Paper       Scale: 30 yards = 1 inch        Size: 65*50 cm Condition: Fair

Bradford merchants took a leading role in promoting the Leeds-Liverpool Canal in the late eighteenth century. This had a connecting spur to Bradford with a canal basin near the town centre. The development of the waterway, the first section of which (Skipton to Shipley and Bradford) was open by 1774, greatly aided the export of coal from Bradford’s mines. An important import was lime from the quarries at Skipton: this was needed for mortar, iron smelting, and agriculture. Canal-side limekilns were developed to calcine the limestone to quick lime.

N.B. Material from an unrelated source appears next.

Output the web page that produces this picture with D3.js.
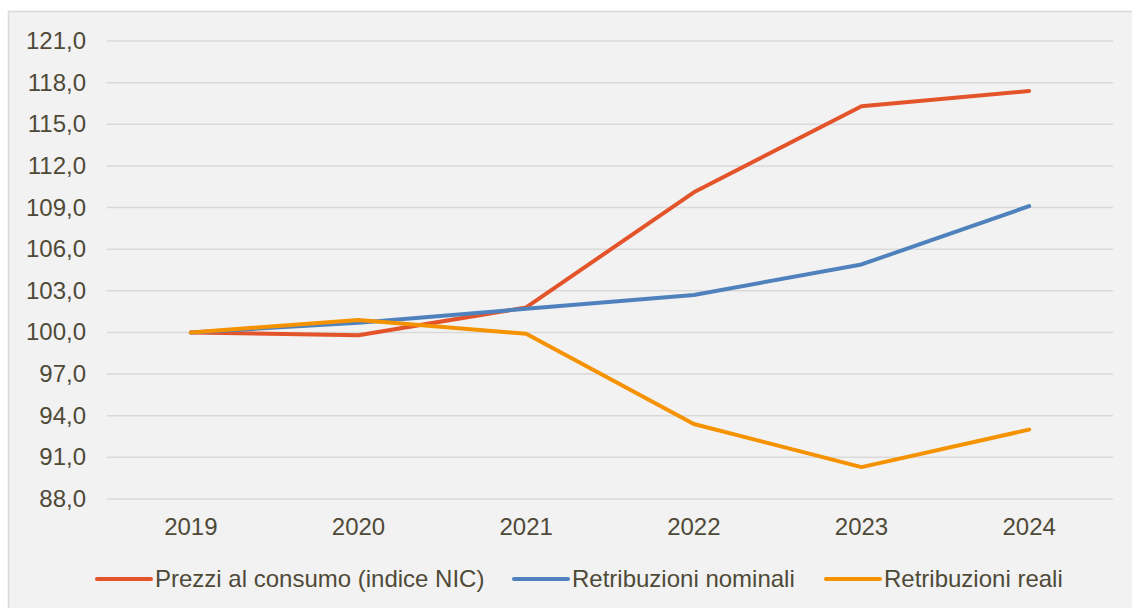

The first map is detail from a very clear litigation plan showing the canal basin, a crucial area of contemporary Bradford. Presumably an existing map has been annotated as evidence in litigation. The Leeds & Bradford Railway is part of the Midland Railway Co. and the terminus is name has been changed to Dunkirk Street Station. The station site has been developed more than once and is now represented by Forster Square Station. As you can see it is very close to the canal basin and the attendant warehouses. To the right of the map is the Well Street Coal Staithe. At an earlier period this was supplied with coal by the Low Moor Iron Company. I don’t know if it had a different owner in 1849 nor how coal supplies were brought to the site. The whole area is well-developed and there are several neighbourhood textile mills. Litigation involving detailed maps often involved compulsory purchase or the compensation for such purchases, but if so here I cannot see how the crown, Regina, would be involved. It is annotated by a Borough Surveyor, Charles Gott, which must place it after 1847 and I think of him as being active in the late 1850s. He is known for designing Scholemoor Cemetery. Here is another section of the map:

It is possible to compare this map with two others in the collection at 20-25 year intervals. Map 10.005 (BRA c1820 CAN) is described as ‘Thornton & others against Pollard’ and evidently arises from another Canal Basin legal dispute which took place around 1820. It is labelled as the Defendant’s plan. It is undated but use and ownership dates added to the map are between 1791 & 1819. Its value lies in very precise surveying of land and property between Spinkwell Lock and the Canal Basin about 30 years before first Ordnance Survey map. Naturally there are no railway tracks. The basin looks very close to the churchyard although on the ground there is a substantial gradient between the two locations.

Finally we have the same area taken from the 1802 map of Bradford. Note how the Bradford Beck originally meandered. It has been substantially straightened and culverted over the last 200 years.

Since this account was first posted I am grateful, not for the first time, to photographer and local historian Kieran Wilkinson for correcting a mistake I made. The Bradford Canal Basin plan, which I originally described as being from 1849, is actually from 1864. Kieran explained that the purpose of it was to show the positioning of Commercial Street prior to 1849 (as it says at the top of the plan). Litigation was brought by the Corporation over whether Commercial Street remained a public highway after the Midland Station had been built, or not. The Midland Railway Company maintained that it was their private property. The Corporation claimed that it was a public highway.

The reason Dunkirk Street is shown on the plan is because part of the Corporation’s case was that the Midland Railway Company were legally obliged to provide an alternative route to Dunkirk Street and Dodgson Hill and that the redeveloped Commercial Street provided that alternative. The rubric ‘Dunkirk Street Station’, rather than being a marker to name the station, is actually pink shading to overlay what had been Dunkirk Street and Dodgson Hill over which the station was subsequently built.

The Corporation won and it was held that Commercial Street was a public highway. Many thank Kieran.